I love it because the characters seem so real and so believeable that I can not get them out of my mind or heart. Generally, when I shut the pages of a novel, even a piece of "great" literature, I may say, "That was good." or "That was not so good.", but I stop thinking about it in just a little while.
This is not the case here. I care so much about LotR that I even worry what happened to these characters after the book itself ends. I can not tell you how often I have thought and wondered about how Frodo might have changed and grown in the West. Did he ever find rest before going on beyond the circles of the world, or how lonely was he, especially after Bilbo chose to pass on? How hard it must have been to be a hobbit when no others of your kind were there!
And what about Sam. How often did his missing friend creep in to his thoughts in what was otherwise a very fulfilled life? Did he ever wonder why he had been appointed to take one path in life, and his closest friend such a very different and separate one?

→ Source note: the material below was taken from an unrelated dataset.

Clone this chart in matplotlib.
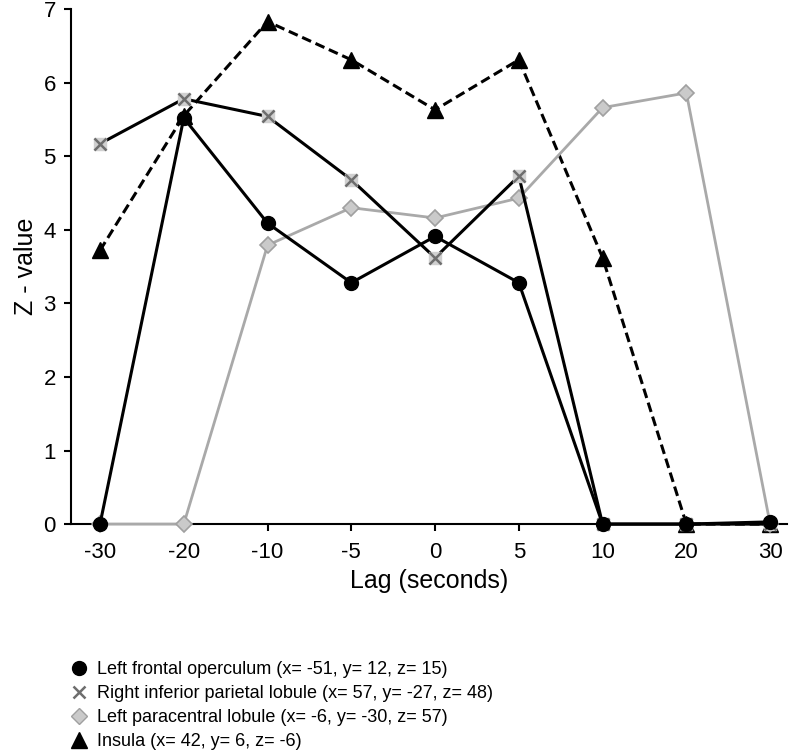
import matplotlib
matplotlib.use("Agg")
import matplotlib.pyplot as plt
from matplotlib.lines import Line2D

plt.rcParams['font.family'] = ['Liberation Sans', 'DejaVu Sans']

lags = ['-30', '-20', '-10', '-5', '0', '5', '10', '20', '30']

operculum = [0.0, 5.52, 4.09, 3.28, 3.91, 3.28, 0.0, 0.0, 0.03]
parietal = [5.17, 5.78, 5.54, 4.68, 3.62, 4.73, 0.0, 0.0, 0.0]
paracentral = [0.0, 0.0, 3.79, 4.30, 4.16, 4.43, 5.66, 5.86, 0.0]
insula = [3.72, 5.55, 6.83, 6.31, 5.63, 6.31, 3.62, 0.0, 0.0]

labels = ['Left frontal operculum (x= -51, y= 12, z= 15)',
          'Right inferior parietal lobule (x= 57, y= -27, z= 48)',
          'Left paracentral lobule (x= -6, y= -30, z= 57)',
          'Insula (x= 42, y= 6, z= -6)']

fig = plt.figure(figsize=(7.91, 7.53), dpi=100)
ax = fig.add_axes([0.0898, 0.304, 0.905, 0.684])

x = list(range(len(lags)))

ax.plot(x, insula, color='black', lw=2.2, ls=(0, (3.2, 1.6)),
        marker='^', ms=11, mfc='black', mec='black', clip_on=False, zorder=3)
ax.plot(x, paracentral, color='#a9a9a9', lw=2.0,
        marker='D', ms=8, mfc='#cacaca', mec='#a0a0a0', mew=1.2, clip_on=False, zorder=4)
ax.plot(x, parietal, color='black', lw=2.2, clip_on=False, zorder=5)
ax.plot(x, parietal, ls='none', marker='s', ms=9, mfc='#d0d0d0', mec='#d0d0d0',
        clip_on=False, zorder=5)
ax.plot(x, parietal, ls='none', marker='x', ms=8, mec='#6e6e6e', mew=1.8,
        clip_on=False, zorder=5)
ax.plot(x, operculum, color='black', lw=2.2,
        marker='o', ms=10, mfc='black', mec='black', clip_on=False, zorder=6)

ax.set_xlim(-0.346, 8.2)
ax.set_ylim(0, 7)
ax.set_xticks(x)
ax.set_xticklabels(lags)
ax.set_yticks(range(8))
ax.spines['top'].set_visible(False)
ax.spines['right'].set_visible(False)
ax.spines['left'].set_linewidth(1.5)
ax.spines['bottom'].set_linewidth(1.5)
ax.tick_params(axis='both', labelsize=16, width=1.5, length=5, direction='out')
ax.tick_params(axis='x', pad=8)
ax.tick_params(axis='y', pad=6)
ax.set_xlabel('Lag (seconds)', fontsize=18, labelpad=4)
ax.set_ylabel('Z - value', fontsize=18, labelpad=4)

handles = [
    Line2D([], [], ls='none', marker='o', ms=10, mfc='black', mec='black'),
    Line2D([], [], ls='none', marker='x', ms=8, mec='#6e6e6e', mew=1.8),
    Line2D([], [], ls='none', marker='D', ms=8, mfc='#cacaca', mec='#a0a0a0'),
    Line2D([], [], ls='none', marker='^', ms=11, mfc='black', mec='black'),
]
fig.legend(handles, labels, loc='upper left', bbox_to_anchor=(0.082, 0.132),
           frameon=False, fontsize=13, handlelength=0.8, handletextpad=0.6,
           labelspacing=0.4, borderaxespad=0)

fig.savefig('out.png', dpi=100)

How long did Treebeard live without his beloved Entwife? And how did the last Ent feel as he came to the final sleep and knew that there would be no others of his kind behind him?
And I wonder exactly how Galadriel was received as she stepped off that ship. And how Arwen felt as she sat in the forest with no elves and no humans about her and waited, alone, for death. I know I'm not the only one to take these things to heart, since Tolkien himself admitted in his Letters that he worried deeply about Galadriel returning to Elvenhome.
You know, part of me believes that, if I could understand the meaning in this book, I would do a lot better job sorting out the values and choices in my own life. I wish I had Aragorn's certainty about knowing that right does not change. Or I wish I could be like Treebeard, able to experience sadness but still not be unhappy. And, most of all, I need the commitment and gentleness that Frodo embodied, his ability to be obedient to the path he knew was right.
How many times have I wished that Tolkien had lived another 50 years so he could have told us more of what happened in this magical world. But that's the way life is. When you have a good thing, something that has meaning, you can't help but want more and more. Well, I am glad we have as much as we do!